It always amuses me to finally see what is considered a classic movie scene and see where it fits into a film. Everybody knows the classic scene in From Here to Eternity, whether you knew it was from that film or not. The scene shows two people at a beach rolling around as waves wash over them. It is a classic, often spoofed scene and though it is very well known, it has almost nothing to do with From Here to Eternity. Set in a military base in Hawaii, this film follows three different ranked soldiers.
• Private Robert E. Lee Prewitt (Montgomery Clift)- a recent transfer to Hawaii, Prewitt was a champion boxer and the best bugler in his battalion. Upon realizing that he was a champion fighter, Captain Dana Holmes (Philip Ober) attempts to get Prewitt to fight for them. Unable to get back in the ring after accidentally blinding an opponent, Prewitt refuses the offer. Upset by his refusal, Holmes enlists the help of other boxers and his own right hand man, Seargant Milton Warden (Burt Lancaster) to pressure Prewitt to fight. For months Prewitt is worked to the bone, given terrible jobs and forced to work more than the rest. The extra work and even the threats from the other soldiers could not get Prewitt to change his position. Eventually and begrudgingly, Warden develops a hard to see soft spot for Prewitt and allows him to go off base a number of times. Going with his friend Private Angelo Maggio (Frank Sinatra), Prewitt eventually meets Alma ‘Lorene’ Burke (Donna Reed) at a Gentleman’s Club and falls in love. The film chronicles Prewitt’s time in the army while he sticks by his principles and looks at his growing relationship.
• Sergeant Milton Warden: Sergeant Warden is a hardworking, extremely underappreciated man. Warden is overworked, doing his job and most of the work his superior, Captain Holmes, should be doing. At first Warden enjoys this because he gets to pull most of the strings but eventually the lack of appreciation and recognition begins to get to him. Warden falls in love with and begins an affair with Holmes’ wife, Karen Holmes (Deborah Kerr). In fact it is the two of them that are in the classic scene I mentioned earlier. Trapped in a marriage with no love, Karen is desperate to get out of it but can’t. Warden is a very interesting character. Though he has been put in an unfair position, he is fiercely loyal to his rank, his superiors and his nation.

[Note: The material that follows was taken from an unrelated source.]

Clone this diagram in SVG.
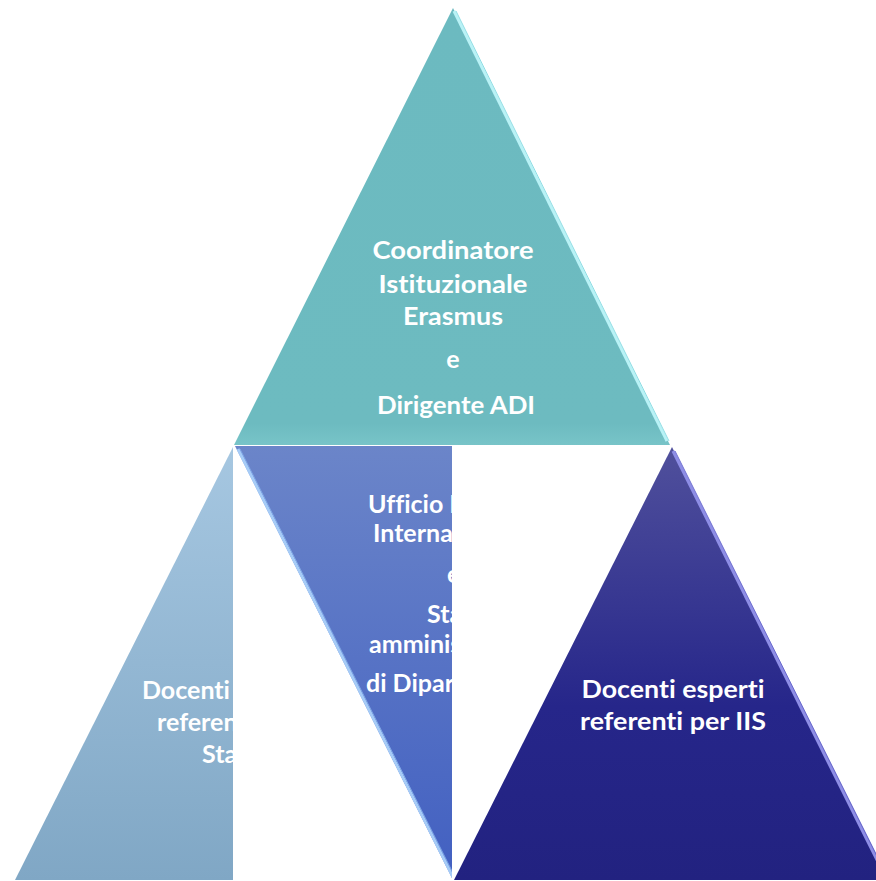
<svg xmlns="http://www.w3.org/2000/svg" width="876" height="881" viewBox="0 0 876 881">
  <defs>
    <linearGradient id="gTop" x1="0" y1="0" x2="0" y2="1">
      <stop offset="0" stop-color="#6cbac0"/>
      <stop offset="0.95" stop-color="#6dbbc0"/>
      <stop offset="1" stop-color="#78c4c8"/>
    </linearGradient>
    <linearGradient id="gLeft" x1="0" y1="0" x2="0" y2="1">
      <stop offset="0" stop-color="#a6c7e1"/>
      <stop offset="1" stop-color="#80a7c5"/>
    </linearGradient>
    <linearGradient id="gMid" x1="0" y1="0" x2="0" y2="1">
      <stop offset="0" stop-color="#6b85c9"/>
      <stop offset="1" stop-color="#4260c1"/>
    </linearGradient>
    <linearGradient id="gRight" x1="0" y1="0" x2="0" y2="1">
      <stop offset="0" stop-color="#50509c"/>
      <stop offset="0.6" stop-color="#26268a"/>
      <stop offset="1" stop-color="#222280"/>
    </linearGradient>
    <clipPath id="clipLeft"><rect x="0" y="0" width="233" height="881"/></clipPath>
    <clipPath id="clipMid"><rect x="0" y="0" width="452" height="881"/></clipPath>
  </defs>
  <style>
    .t { font-family: "Lato", "Liberation Sans", sans-serif; font-weight: bold; font-size: 25px; fill: #ffffff; font-variant-ligatures: none; }
    .c { text-anchor: middle; }
  </style>

  <g id="node-top">
    <polygon points="453,8 234,445 670,445" fill="url(#gTop)"/>
    <line x1="454" y1="11" x2="667" y2="441" stroke="#b9f2f6" stroke-width="3"/>
    <line x1="456" y1="11" x2="669" y2="441" stroke="#8fdde4" stroke-width="1"/>
    <text class="t c" x="453" y="259" textLength="161" lengthAdjust="spacingAndGlyphs">Coordinatore</text>
    <text class="t c" x="453" y="293" textLength="149" lengthAdjust="spacingAndGlyphs">Istituzionale</text>
    <text class="t c" x="453" y="325" textLength="100" lengthAdjust="spacingAndGlyphs">Erasmus</text>
    <text class="t c" x="453" y="368">e</text>
    <text class="t c" x="456" y="414" textLength="158" lengthAdjust="spacingAndGlyphs">Dirigente ADI</text>
  </g>

  <g id="node-left" clip-path="url(#clipLeft)">
    <polygon points="233,447 15,880 451,880" fill="url(#gLeft)"/>
    <text class="t" x="142" y="699">Docenti e</text>
    <text class="t" x="157" y="731">referenti</text>
    <text class="t" x="202" y="763">Staff</text>
  </g>

  <g id="node-middle" clip-path="url(#clipMid)">
    <polygon points="235,446 670,446 453,880" fill="url(#gMid)"/>
    <line x1="238" y1="449" x2="453" y2="877" stroke="#a6ccf7" stroke-width="3"/>
    <line x1="240" y1="449" x2="455" y2="877" stroke="#7fa6e6" stroke-width="1"/>
    <text class="t" x="368" y="513">Ufficio Mobilità</text>
    <text class="t" x="373" y="542">Internazionale</text>
    <text class="t" x="447" y="583">e</text>
    <text class="t" x="427" y="623">Staff</text>
    <text class="t" x="369" y="653">amministrativo</text>
    <text class="t" x="366" y="692">di Dipartimento</text>
  </g>

  <g id="node-right">
    <polygon points="672,447 454,880 889,880" fill="url(#gRight)"/>
    <line x1="673" y1="451" x2="886" y2="878" stroke="#8e8ee6" stroke-width="3"/>
    <line x1="675" y1="451" x2="888" y2="878" stroke="#6a6ad0" stroke-width="1"/>
    <text class="t c" x="673" y="698" textLength="183" lengthAdjust="spacingAndGlyphs">Docenti esperti</text>
    <text class="t c" x="673" y="730" textLength="186" lengthAdjust="spacingAndGlyphs">referenti per IIS</text>
  </g>
</svg>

• Private Angelo Maggio- One of Prewitt’s good friends, Angelo is not necessarily a main character in the film but I think he needs to be mentioned. A usually lighthearted, joking man, it becomes clear throughout the film that he struggles with a drinking problem. One night while on the town, Angelo creates a problem with the brutal and violent Sergeant Fatso Judson (Ernest Borgnine). Fatso promises that the conflict will cause future repercussions for Angelo if he is every court marshaled. A stupid decision causes that exact thing to happen, leaving Angelo at the mercy of Fatso.
This film has a lot of components to it, looking at love, loyalty and parts of the military in general. Though the majority of the film is set on a military base, there is little action expect for the film’s tragic end. I really like the character development in this film. The characters motives and personalities are uncovered by the dialogue in a way that makes it seem quite natural. Each character had their merits and their problems and they all dealt with them in a similar manner: alcohol. We see every main character abuse alcohol and it brings each of them some form of misfortune. Some characters learn from their mistakes and benders while others do not.
This film defeated Julius Caesar, the Robe, Roman Holiday and Shane for the 1954 Oscar Best Picture. I didn’t find the plot of this film to be mind-blowing but I certainly think the performances were strong enough to make this an Oscar Best Picture Winner. Frank Sinatra took home a Best Supporting Actor Oscar and Donna Reed took home a Best Supporting Actress. The film also earned Daniel Taradash a Best Writing Oscar and Fred Zinnemann a Best Director Oscar. It also won Best Sound Recording, Best Cinematography and Best Film Editing winning a whooping eight Oscars in total. Overall I give this film a 7 out of 10. Don’t judge a film based on its “classic” scene because sometimes, they really have nothing to do with the rest of the film.